На протяжении действия сцена густо заполняется самыми разнородными вещами, вполне физическими и зримыми: «Оба работника, поставивши корзину на лавку, вынимают вещи и разговаривают» (197), обсуждая достоинства таких доселе невиданных на русской сцене предметов, как зрительная трубка, групп купидонов, изображающих, художествы и науки, золотые часы с будильником, табакерки алагрек, аласалюет и алабюшерон, записная книжка, в золоте оправленная, очки, весы, перстни и редкости: раковины из реки Ефрата, в которые, как ли они ни малы, хищные крокодилы вмещаются и камни с острова Нигде Небывалого.
Этот парад предметов, перекочевывающих из рук Щепетильника в руки его покупателей, симптоматично открывается зеркалом:
Щепетильник.
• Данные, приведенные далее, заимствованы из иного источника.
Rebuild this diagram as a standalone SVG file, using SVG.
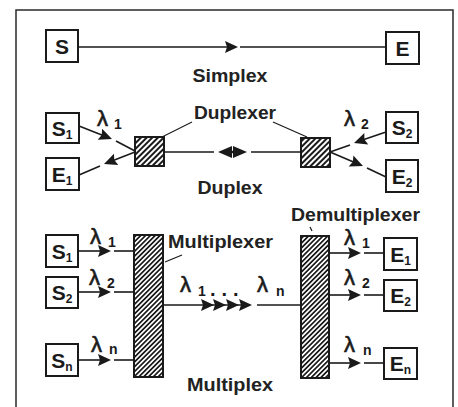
<svg xmlns="http://www.w3.org/2000/svg" width="458" height="407" viewBox="0 0 458 407">
<style>
.frame{fill:none;stroke:#2a2a2a;stroke-width:1.5}
.box{fill:#fff;stroke:#1a1a1a;stroke-width:2}
.hd{fill:url(#hatchD);stroke:#1a1a1a;stroke-width:2}
.hm{fill:url(#hatchM);stroke:#1a1a1a;stroke-width:2}
.ln{stroke:#1a1a1a;stroke-width:1.6;fill:none}
.ah{fill:#1a1a1a;stroke:none}
.lbl{font-family:"Liberation Sans",Arial,sans-serif;font-weight:bold;font-size:19px;fill:#222}
.bt{font-family:"Liberation Sans",Arial,sans-serif;font-weight:bold;font-size:21px;fill:#1a1a1a}
.bs{font-size:12px}
.lam{font-family:"Liberation Sans",Arial,sans-serif;font-size:22px;fill:#1a1a1a;stroke:#1a1a1a;stroke-width:0.6}
.ls{font-family:"Liberation Sans",Arial,sans-serif;font-weight:bold;font-size:14px;fill:#1a1a1a}
.dots{font-family:"Liberation Sans",Arial,sans-serif;font-weight:bold;font-size:20px;fill:#1a1a1a;letter-spacing:6px}
</style>
<defs>
<path id="ah" d="M0,0 L-13,-6 L-11,0 L-13,6 z" fill="#1a1a1a"/>
<path id="ahs" d="M0,0 L-14,-6 L-14,6 z" fill="#1a1a1a"/>
<pattern id="hatchD" patternUnits="userSpaceOnUse" width="4" height="4" patternTransform="rotate(45)">
<rect x="0" y="0" width="4" height="4" fill="#fff"/>
<rect x="0" y="0" width="2" height="4" fill="#1a1a1a"/>
</pattern>
<pattern id="hatchM" patternUnits="userSpaceOnUse" width="3.4" height="3.4" patternTransform="rotate(45)">
<rect x="0" y="0" width="3.4" height="3.4" fill="#fff"/>
<rect x="0" y="0" width="1.7" height="3.4" fill="#1a1a1a"/>
</pattern>
</defs>
<rect width="458" height="407" fill="#fff"/>
<path class="frame" d="M16,410 V10 H453 V410"/>

<g id="connectors">
<!-- simplex -->
<line class="ln" x1="78" y1="47" x2="230" y2="47"/>
<use href="#ah" transform="translate(238,47)"/>
<line class="ln" x1="240" y1="47" x2="386" y2="47"/>
<!-- duplex left -->
<line class="ln" x1="79" y1="126" x2="105" y2="136.3"/>
<use href="#ah" transform="translate(112,139) rotate(21.5)"/>
<line class="ln" x1="116" y1="141" x2="135" y2="151"/>
<line class="ln" x1="135" y1="152" x2="110" y2="161.7"/>
<use href="#ah" transform="translate(104,164) rotate(158.8)"/>
<line class="ln" x1="100" y1="166" x2="79" y2="175"/>
<!-- duplex trunk -->
<line class="ln" x1="164" y1="152" x2="214" y2="152"/>
<use href="#ahs" transform="translate(218,152) rotate(180)"/>
<use href="#ahs" transform="translate(247,152)"/>
<rect class="ah" x="231" y="150.8" width="3" height="2.4"/>
<line class="ln" x1="251" y1="152" x2="301" y2="152"/>
<!-- duplex right -->
<line class="ln" x1="386" y1="132" x2="361" y2="140.6"/>
<use href="#ah" transform="translate(354,143) rotate(161)"/>
<line class="ln" x1="350" y1="145" x2="330" y2="152"/>
<line class="ln" x1="330" y1="152" x2="357" y2="163.5"/>
<use href="#ah" transform="translate(363,166) rotate(23)"/>
<line class="ln" x1="367" y1="168" x2="386" y2="177"/>
<!-- duplexer leaders -->
<line class="ln" x1="162" y1="137" x2="192" y2="122" style="stroke-width:1.2"/>
<line class="ln" x1="273" y1="122" x2="307" y2="137" style="stroke-width:1.2"/>
<!-- multiplex inputs -->
<line class="ln" x1="78" y1="251" x2="104" y2="251"/><use href="#ah" transform="translate(111,251)"/>
<line class="ln" x1="114" y1="251" x2="134" y2="251"/>
<line class="ln" x1="78" y1="292" x2="104" y2="292"/><use href="#ah" transform="translate(111,292)"/>
<line class="ln" x1="114" y1="292" x2="134" y2="292"/>
<line class="ln" x1="78" y1="360" x2="104" y2="360"/><use href="#ah" transform="translate(111,360)"/>
<line class="ln" x1="114" y1="360" x2="134" y2="360"/>
<!-- multiplex trunk -->
<line class="ln" x1="163" y1="305" x2="250" y2="305"/>
<use href="#ah" transform="translate(214,305)"/>
<use href="#ah" transform="translate(226,305)"/>
<use href="#ah" transform="translate(239,305)"/>
<use href="#ah" transform="translate(252,305)"/>
<line class="ln" x1="257" y1="305" x2="301" y2="305"/>
<!-- demux outputs -->
<line class="ln" x1="329" y1="253" x2="354" y2="253"/><use href="#ah" transform="translate(361,253)"/>
<line class="ln" x1="364" y1="253" x2="384" y2="253"/>
<line class="ln" x1="329" y1="295" x2="354" y2="295"/><use href="#ah" transform="translate(361,295)"/>
<line class="ln" x1="364" y1="295" x2="384" y2="295"/>
<line class="ln" x1="329" y1="363" x2="354" y2="363"/><use href="#ah" transform="translate(361,363)"/>
<line class="ln" x1="364" y1="363" x2="384" y2="363"/>
<!-- mux leaders -->
<line class="ln" x1="165" y1="262" x2="182" y2="255" style="stroke-width:1.2"/>
<line class="ln" x1="310" y1="227" x2="312" y2="231" style="stroke-width:1.2"/>
</g>

<g id="simplex-S"><rect class="box" x="46" y="30" width="32" height="32"/><text class="bt" x="62" y="54" text-anchor="middle">S</text></g>
<g id="simplex-E"><rect class="box" x="386" y="32" width="33" height="32"/><text class="bt" x="402.5" y="56" text-anchor="middle">E</text></g>
<text class="lbl" x="230" y="82" text-anchor="middle" textLength="75" lengthAdjust="spacingAndGlyphs">Simplex</text>

<g id="duplex-S1"><rect class="box" x="46" y="113" width="33" height="30"/><text class="bt" x="62" y="136" text-anchor="middle">S<tspan class="bs" dy="3">1</tspan></text></g>
<g id="duplex-E1"><rect class="box" x="46" y="158" width="33" height="32"/><text class="bt" x="62" y="182" text-anchor="middle">E<tspan class="bs" dy="3">1</tspan></text></g>
<g id="duplex-S2"><rect class="box" x="386" y="112" width="32" height="31"/><text class="bt" x="402" y="135" text-anchor="middle">S<tspan class="bs" dy="3">2</tspan></text></g>
<g id="duplex-E2"><rect class="box" x="386" y="160" width="32" height="32"/><text class="bt" x="402" y="184" text-anchor="middle">E<tspan class="bs" dy="3">2</tspan></text></g>
<g id="duplexer-left"><rect class="hd" x="135" y="137" width="29" height="29"/></g>
<g id="duplexer-right"><rect class="hd" x="301" y="138" width="29" height="29"/></g>
<text class="lbl" x="235" y="119" text-anchor="middle" textLength="82" lengthAdjust="spacingAndGlyphs">Duplexer</text>
<text class="lbl" x="230" y="194" text-anchor="middle" textLength="65" lengthAdjust="spacingAndGlyphs">Duplex</text>
<text class="lam" x="97" y="126">λ</text><text class="ls" x="114" y="129">1</text>
<text class="lam" x="344" y="126">λ</text><text class="ls" x="361" y="129">2</text>

<g id="mux-S1"><rect class="box" x="46" y="235" width="32" height="32"/><text class="bt" x="62" y="259" text-anchor="middle">S<tspan class="bs" dy="3">1</tspan></text></g>
<g id="mux-S2"><rect class="box" x="46" y="277" width="32" height="31"/><text class="bt" x="62" y="300" text-anchor="middle">S<tspan class="bs" dy="3">2</tspan></text></g>
<g id="mux-Sn"><rect class="box" x="46" y="344" width="32" height="32"/><text class="bt" x="62" y="368" text-anchor="middle">S<tspan class="bs" dy="3">n</tspan></text></g>
<g id="multiplexer"><rect class="hm" x="134" y="235" width="29" height="142"/></g>
<g id="demultiplexer"><rect class="hm" x="301" y="236" width="28" height="142"/></g>
<g id="demux-E1"><rect class="box" x="384" y="238" width="33" height="32"/><text class="bt" x="400.5" y="262" text-anchor="middle">E<tspan class="bs" dy="3">1</tspan></text></g>
<g id="demux-E2"><rect class="box" x="384" y="280" width="33" height="31"/><text class="bt" x="400.5" y="303" text-anchor="middle">E<tspan class="bs" dy="3">2</tspan></text></g>
<g id="demux-En"><rect class="box" x="384" y="348" width="33" height="31"/><text class="bt" x="400.5" y="371" text-anchor="middle">E<tspan class="bs" dy="3">n</tspan></text></g>
<text class="lbl" x="168" y="248" textLength="105" lengthAdjust="spacingAndGlyphs">Multiplexer</text>
<text class="lbl" x="291" y="221" textLength="129" lengthAdjust="spacingAndGlyphs">Demultiplexer</text>
<text class="lbl" x="187" y="391" textLength="86" lengthAdjust="spacingAndGlyphs">Multiplex</text>

<text class="lam" x="90" y="244">λ</text><text class="ls" x="108" y="247">1</text>
<text class="lam" x="89" y="285">λ</text><text class="ls" x="107" y="288">2</text>
<text class="lam" x="91" y="352">λ</text><text class="ls" x="109" y="354">n</text>
<text class="lam" x="344" y="245">λ</text><text class="ls" x="362" y="248">1</text>
<text class="lam" x="344" y="285">λ</text><text class="ls" x="362" y="288">2</text>
<text class="lam" x="344" y="352">λ</text><text class="ls" x="363" y="355">n</text>
<text class="lam" x="180" y="292">λ</text><text class="ls" x="198" y="296">1</text>
<text class="dots" x="210" y="296">...</text>
<text class="lam" x="257" y="292">λ</text><text class="ls" x="276" y="296">n</text>
</svg>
Зерькало предорогое! Стекло самое лучшее в свете! Кокетка тотчас увидит в нем все свои гнусные ужимки; притворщица – все лукавство; ‹…› многие женщины увидят в это зерькало, что румяны и белила, хотя их горшка по два в день тратят, не могут бесстыдство их загладить. ‹…› Многие люди, а особливо, некоторые большие господа, не увидят тут ни своих великих заслуг, о которых они кричат ежеминутно, ни милостей, к бедным людям показанных; однако тому не зерькало виною (203-204).